Joe Lieberman's integrity did not last long. Barely a week after he was picked for the Democratic ticket, the Connecticut senator had renounced most of the positions that made him an interesting choice. By the time you read this, he may have given up the rest.
First to go was Social Security reform. In 1998 Lieberman said, "A remarkable wave of innovative thinking is advancing the concept of privatization. I think in the end that individual control of part of the retirement Social Security funds has to happen."
Now that he's teamed up with Al Gore, who condemns as a "risky scheme" what Lieberman once thought necessary and inevitable, the senator is having second thoughts. "Ultimately," he says in an unpublished op-ed piece circulated by his staff, "I turned away from privatization because the promises and the numbers supporting them don't add up."
Lieberman has also backed away from his support for school vouchers, which he once said were necessary because public schools have "failed to innovate." After voting for vouchers four times since 1992, he dropped them from his education bill last spring. Asked if Lieberman still supported the idea, an adviser told The Washington Times, "Not anymore."
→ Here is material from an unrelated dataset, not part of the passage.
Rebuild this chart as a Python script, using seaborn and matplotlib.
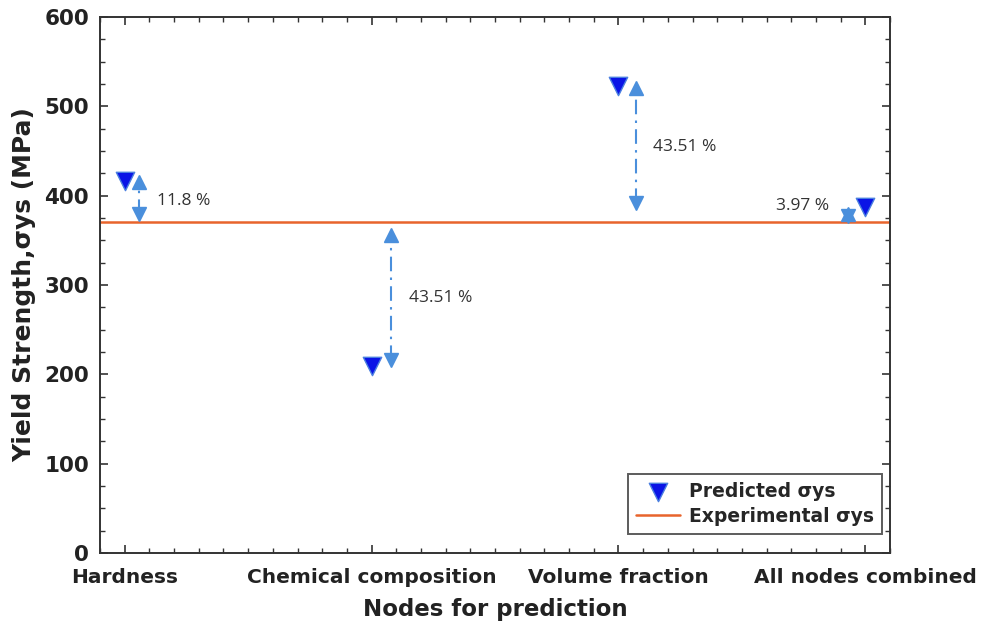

These reversals were enough to start grumbling among conservatives who initially praised Lieberman as an honorable man whose positions were closer to George W. Bush's than to Gore's. In response, William Bennett, the former Republican drug czar and education secretary who has found common ground with Lieberman on cultural issues, rose to his friend's defense.
Maybe Lieberman had waffled a little on Social Security, Bennett conceded in a Wall Street Journal op-ed piece, but his "attempts to distance himself from his record are not egregious or particularly offensive." That is not a very high standard, especially coming from the professional moralist who wrote The Book of Virtues.
Bennett thought it "worth noting" that Lieberman "so far has stuck to his guns on several traditionally 'conservative Republican' issues" that "cut at the heart of the most powerful Democratic interest groups"–including "group preferences." As fate would have it, Bennett's piece appeared the same day newspapers reported Lieberman's abject declaration to the Democratic Convention's Black Caucus: "I have supported affirmative action, I do support affirmative action, and I will support affirmative action."
What Lieberman actually thinks about affirmative action now is hard to say, and what he will think in the future is anybody's guess. But what he used to think is a matter of public record.
In a 1995 speech, for instance, Lieberman declared: "Affirmative action is dividing us in ways its creators could never have intended….After all, if you discriminate in favor of one group on the basis of race, you thereby discriminate against another group on the basis of race."
That same year, he said, "You can't defend policies that are based on group preferences as opposed to individual opportunities, which is what America has always been about….Not only
should you not discriminate against somebody, but you shouldn't discriminate in favor of somebody."
Asked if he supported California's Proposition 209, which banned racial preferences by the state government, Lieberman said, "I can't see how I can be opposed to it." Now, apparently, he does see.
Amazingly, Bennett continued defending Lieberman even after his disgraceful performance at the convention. "Affirmative action means lots of things," he said on NBC's Today show the next morning. "It can mean casting a wide net to give everyone a chance, or it can mean assigning preferences by race."
Nice try. But in the context of Lieberman's statement, which was addressed to a group of people who understand "affirmative action" to mean racial preferences and who pronounced themselves reassured afterward, it was perfectly clear what his words signified.
Lieberman tried to explain his craven capitulation by saying that "history and current reality make [affirmative action] necessary." But the idea that past discrimination justifies current discrimination is not some new piece of information that he recently came across; it's a familiar argument that he had already considered and emphatically rejected.
Lieberman's eagerness to sacrifice his principles for political advantage does not reflect only on him. When he was tapped as Gore's running mate, Democrats and Republicans alike emphasized that he was universally admired for his honesty and integrity in Washington. His recent behavior gives you some idea of the standards that prevail there.